Israeli Prime Minister Benjamin Netanyahu presented a US plan to his cabinet on Sunday that would extend a freeze on West Bank settlements for 90 days in return for diplomatic and security incentives.
Washington wants Israel to renew a freeze on building settlements so that talks can resume with Palestinians, who walked out of negotiations after just a few weeks in September when Israel refused to extend a 10-month settlement freeze.
Under the US proposal, if Israel extended the freeze Washington would pledge not to seek further extensions and to veto any attempts at the United Nations to force a unilateral peace settlement. US security aid to Israel would also be upgraded.
"I will insist that in any proposal Israel's security needs will be addressed, both in the immediate term and regarding the threats facing us in the coming decade," Netanyahu said in public comments before the cabinet meeting.
The prime minister has previously said any settlement moratorium will not apply to areas around East Jerusalem that Israel captured during a 1967 war and the Palestinians want as the capital of a future state.

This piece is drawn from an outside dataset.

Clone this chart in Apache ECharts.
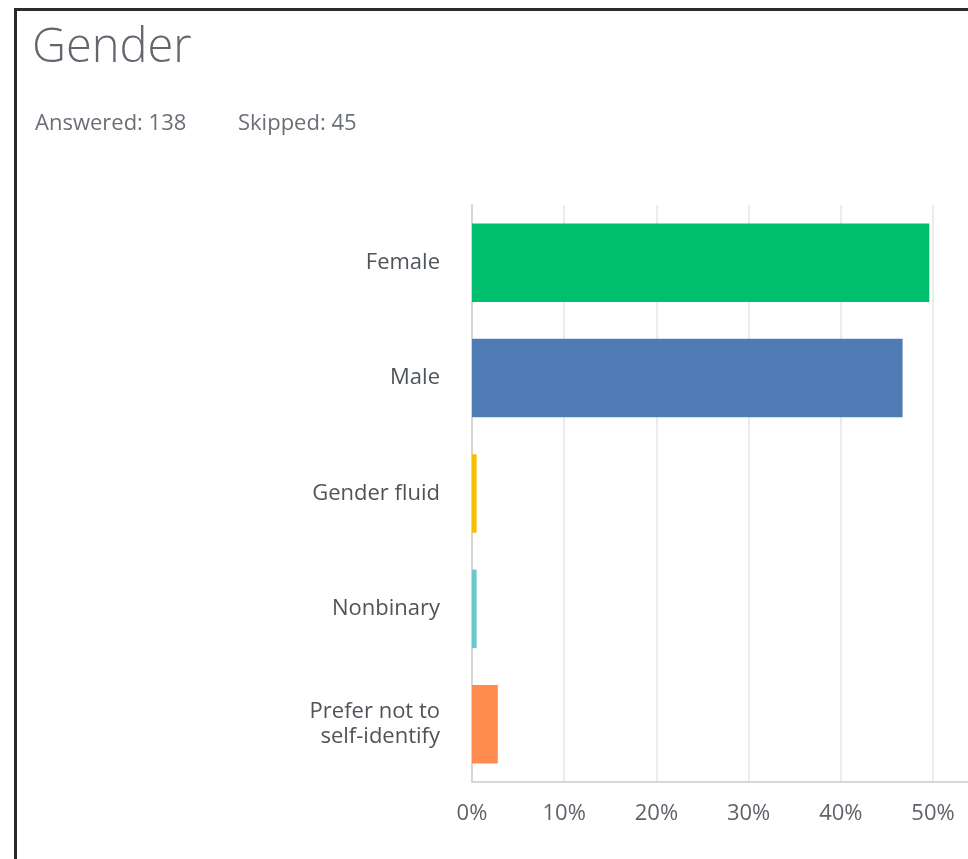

Secretary of State Hillary Clinton shared the plan with Netanyahu at a US meeting last week, a diplomatic source said. A spokesman for Palestinian President Mahmoud Abbas said there had been no official word regarding a renewed Israeli freeze on housing starts in the occupied West Bank.
"An official Palestinian commitment will come only after President Abbas hears officially from the American administration what is going on between them and the Israelis," Nabil Abu Rdainah said.
Under the US plan, Israel would declare a further, three month suspension of construction in the West Bank, land it captured in a 1967 war where Palestinians seek a state. Any building launched since the original moratorium ended late in September would be frozen, the diplomatic source added.
Among the pledges offered to Israel by Washington was a guarantee to veto any resolutions brought to the United Nations Security Council that seek "to impose a political settlement on Israel," the source said, speaking on condition of anonymity.
The U.S would also undertake to veto resolutions deemed anti-Israel in the United Nations and other international organisations, a move that could make Israel less vulnerable to threats made by some Palestinians to declare statehood unilaterally in the event that peace talks fail.
The Obama Administration would also ask Congress to approve the supply of three billion dollars worth of advanced warplanes to the Jewish state "to maintain its qualitative edge" in the region, the source added.
The United States would further sign a more comprehensive deal to enhance its substantial security aid to Israel as part of any agreement concluded with the Palestinians.
Israeli officials said Netanyahu, who faces a tough political sell within his own coalition on the settlement issue, had pushed Clinton for the broad understandings.